Spatio-Temporal Data Enhanced Vision-Language Model for Traffic Scene Understanding
Jingtian Ma, Jingyuan Wang, Wayne Xin Zhao, Guoping Liu, Xiang Wen
TL;DR
This work tackles traffic scene understanding by bridging spatio-temporal data with vision-language models. It introduces ST-CLIP, a CLIP-backed framework augmented with SCAMP, which generates spatio-temporal context-aware, multi-aspect prompts and applies a bi-level attention scheme to jointly reason about low-level visual cues and high-level semantic relations. The method leverages dynamic trajectory-derived ST-context representations, segment-level features, and tracklet-based trajectory context to produce autonomous, multi-aspect scene descriptions under few-shot settings. Substantial experiments on Beijing and Chengdu datasets show ST-CLIP outperforming strong baselines across scene, surface, width, and accessibility, with ablations highlighting the contribution of ST-context and the bi-level prompt attention. The work signals a practical path toward semantically enriched traffic maps by integrating spatio-temporal information with large pre-trained multimodal models, while outlining future enhancements for generative narratives and richer environmental context.
Abstract
Nowadays, navigation and ride-sharing apps have collected numerous images with spatio-temporal data. A core technology for analyzing such images, associated with spatiotemporal information, is Traffic Scene Understanding (TSU), which aims to provide a comprehensive description of the traffic scene. Unlike traditional spatio-temporal data analysis tasks, the dependence on both spatio-temporal and visual-textual data introduces distinct challenges to TSU task. However, recent research often treats TSU as a common image understanding task, ignoring the spatio-temporal information and overlooking the interrelations between different aspects of the traffic scene. To address these issues, we propose a novel SpatioTemporal Enhanced Model based on CILP (ST-CLIP) for TSU. Our model uses the classic vision-language model, CLIP, as the backbone, and designs a Spatio-temporal Context Aware Multiaspect Prompt (SCAMP) learning method to incorporate spatiotemporal information into TSU. The prompt learning method consists of two components: A dynamic spatio-temporal context representation module that extracts representation vectors of spatio-temporal data for each traffic scene image, and a bi-level ST-aware multi-aspect prompt learning module that integrates the ST-context representation vectors into word embeddings of prompts for the CLIP model.
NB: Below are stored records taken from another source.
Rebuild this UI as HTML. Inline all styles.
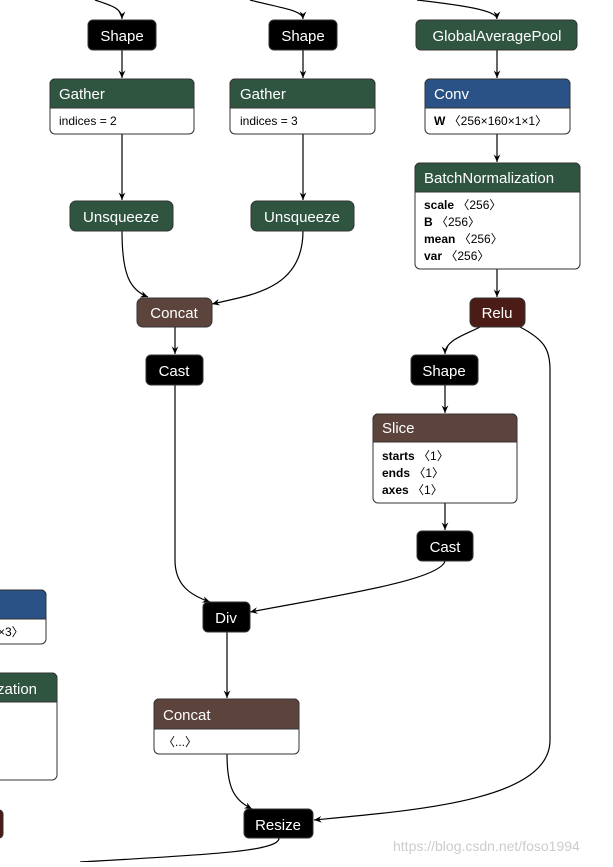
<!DOCTYPE html>
<html><head><meta charset="utf-8"><style>
body{margin:0;background:#fff;width:613px;height:862px;overflow:hidden}
text{font-family:"Liberation Sans","DejaVu Sans",sans-serif}
</style></head><body>
<svg width="613" height="862" viewBox="0 0 613 862" xmlns="http://www.w3.org/2000/svg">
<defs><marker id="a" viewBox="0 0 10 10" refX="9" refY="5" markerWidth="7" markerHeight="7" orient="auto"><path d="M0,1 L9,5 L0,9 L3,5z" fill="#000"/></marker></defs>
<g fill="none" stroke="#000" stroke-width="1.2" marker-end="url(#a)">
<path d="M95,0 C110,5 122,8 122,19"/>
<path d="M250,0 C280,8 303,10 303,19"/>
<path d="M417,0 C460,5 497,10 497,19"/>
<path d="M122,50 L122,78"/><path d="M303,50 L303,78"/><path d="M497,50 L497,78"/>
<path d="M497,134 L497,162"/>
<path d="M122,134 L122,200"/><path d="M303,134 L303,200"/>
<path d="M122,231 C122,275 130,290 148,297"/>
<path d="M303,231 C303,290 250,295 212,304"/>
<path d="M175,327 L175,354"/>
<path d="M497,269 L497,297"/>
<path d="M480,327 C465,335 445,340 445,354"/>
<path d="M445,385 L445,413"/>
<path d="M445,503 L445,530"/>
<path d="M175,385 L175,560 C175,585 190,595 210,602"/>
<path d="M445,561 C440,580 340,595 250,612"/>
<path d="M227,632 L227,698"/>
<path d="M227,754 C227,790 235,800 252,809"/>
<path d="M520,327 C545,340 550,350 550,370 L550,740 C550,800 420,810 314,820"/>
</g>
<path d="M279,838 C280,852 200,855 80,862" fill="none" stroke="#000" stroke-width="1.2"/>
<g stroke="#333" stroke-width="1">
<rect x="88" y="20" width="68" height="30" rx="5" fill="#000"/>
<rect x="269" y="20" width="68" height="30" rx="5" fill="#000"/>
<rect x="416" y="20" width="161" height="30" rx="5" fill="#2f5541"/>
<rect x="50" y="79" width="144" height="55" rx="5" fill="#fff"/>
<path d="M50,108 V84 a5,5 0 0 1 5,-5 H189 a5,5 0 0 1 5,5 V108z" fill="#2f5541"/>
<rect x="230" y="79" width="145" height="55" rx="5" fill="#fff"/>
<path d="M230,108 V84 a5,5 0 0 1 5,-5 H370 a5,5 0 0 1 5,5 V108z" fill="#2f5541"/>
<rect x="425" y="79" width="145" height="55" rx="5" fill="#fff"/>
<path d="M425,108 V84 a5,5 0 0 1 5,-5 H565 a5,5 0 0 1 5,5 V108z" fill="#2b5286"/>
<rect x="415" y="163" width="165" height="106" rx="5" fill="#fff"/>
<path d="M415,192 V168 a5,5 0 0 1 5,-5 H575 a5,5 0 0 1 5,5 V192z" fill="#2f5541"/>
<rect x="70" y="201" width="103" height="30" rx="6" fill="#2f5541"/>
<rect x="251" y="201" width="103" height="30" rx="6" fill="#2f5541"/>
<rect x="137" y="298" width="75" height="29" rx="6" fill="#5c433c"/>
<rect x="470" y="298" width="55" height="29" rx="6" fill="#4b1b16"/>
<rect x="146" y="355" width="57" height="30" rx="5" fill="#000"/>
<rect x="411" y="355" width="67" height="30" rx="5" fill="#000"/>
<rect x="373" y="414" width="144" height="89" rx="5" fill="#fff"/>
<path d="M373,442 V419 a5,5 0 0 1 5,-5 H512 a5,5 0 0 1 5,5 V442z" fill="#5c433c"/>
<rect x="417" y="531" width="56" height="30" rx="5" fill="#000"/>
<rect x="203" y="602" width="47" height="30" rx="5" fill="#000"/>
<rect x="154" y="699" width="145" height="55" rx="5" fill="#fff"/>
<path d="M154,729 V704 a5,5 0 0 1 5,-5 H294 a5,5 0 0 1 5,5 V729z" fill="#5c433c"/>
<rect x="244" y="809" width="69" height="29" rx="5" fill="#000"/>
<rect x="-20" y="590" width="66" height="54" rx="5" fill="#fff"/>
<path d="M-20,619 V590 H41 a5,5 0 0 1 5,5 V619z" fill="#2b5286"/>
<rect x="-20" y="673" width="77" height="107" rx="5" fill="#fff"/>
<path d="M-20,702 V673 H52 a5,5 0 0 1 5,5 V702z" fill="#2f5541"/>
<rect x="-10" y="810" width="13" height="28" rx="4" fill="#4b1b16"/>
</g>
<g fill="#fff" font-size="15">
<text x="122" y="41" text-anchor="middle">Shape</text>
<text x="303" y="41" text-anchor="middle">Shape</text>
<text x="497" y="41" text-anchor="middle">GlobalAveragePool</text>
<text x="59" y="99">Gather</text>
<text x="240" y="99">Gather</text>
<text x="434" y="99">Conv</text>
<text x="424" y="183">BatchNormalization</text>
<text x="121" y="222" text-anchor="middle">Unsqueeze</text>
<text x="302" y="222" text-anchor="middle">Unsqueeze</text>
<text x="174" y="318" text-anchor="middle">Concat</text>
<text x="497" y="318" text-anchor="middle">Relu</text>
<text x="174" y="376" text-anchor="middle">Cast</text>
<text x="444" y="376" text-anchor="middle">Shape</text>
<text x="382" y="433">Slice</text>
<text x="445" y="552" text-anchor="middle">Cast</text>
<text x="226" y="623" text-anchor="middle">Div</text>
<text x="163" y="720">Concat</text>
<text x="278" y="830" text-anchor="middle">Resize</text>
<text x="-3" y="694">zation</text>
</g>
<g fill="#000" font-size="12">
<text x="59" y="125">indices = 2</text>
<text x="240" y="125">indices = 3</text>
<text x="434" y="125"><tspan font-weight="bold">W</tspan> 〈256×160×1×1〉</text>
<text x="424" y="209"><tspan font-weight="bold">scale</tspan> 〈256〉</text>
<text x="424" y="226"><tspan font-weight="bold">B</tspan> 〈256〉</text>
<text x="424" y="243"><tspan font-weight="bold">mean</tspan> 〈256〉</text>
<text x="424" y="260"><tspan font-weight="bold">var</tspan> 〈256〉</text>
<text x="382" y="460"><tspan font-weight="bold">starts</tspan> 〈1〉</text>
<text x="382" y="477"><tspan font-weight="bold">ends</tspan> 〈1〉</text>
<text x="382" y="494"><tspan font-weight="bold">axes</tspan> 〈1〉</text>
<text x="163" y="746">〈...〉</text>
<text x="-2" y="636">×3〉</text>
</g>
<text x="393" y="851" font-size="14" fill="#ccc">https://blog.csdn.net/foso1994</text>
</svg>
</body></html>
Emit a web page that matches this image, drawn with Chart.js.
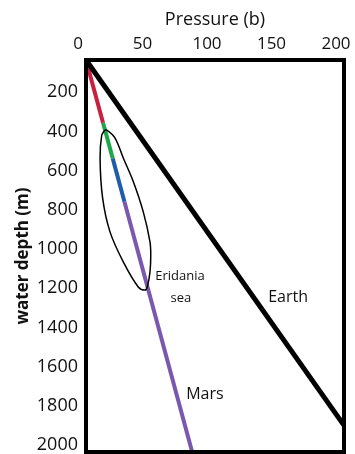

The second module also extracts low-level visual features and image-wise high-level semantic features to exploit interactive relations among different aspects of traffic scenes. To the best of our knowledge, this is the first attempt to integrate spatio-temporal information into visionlanguage models to facilitate TSU task. Experiments on two realworld datasets demonstrate superior performance in the complex scene understanding scenarios with a few-shot learning strategy.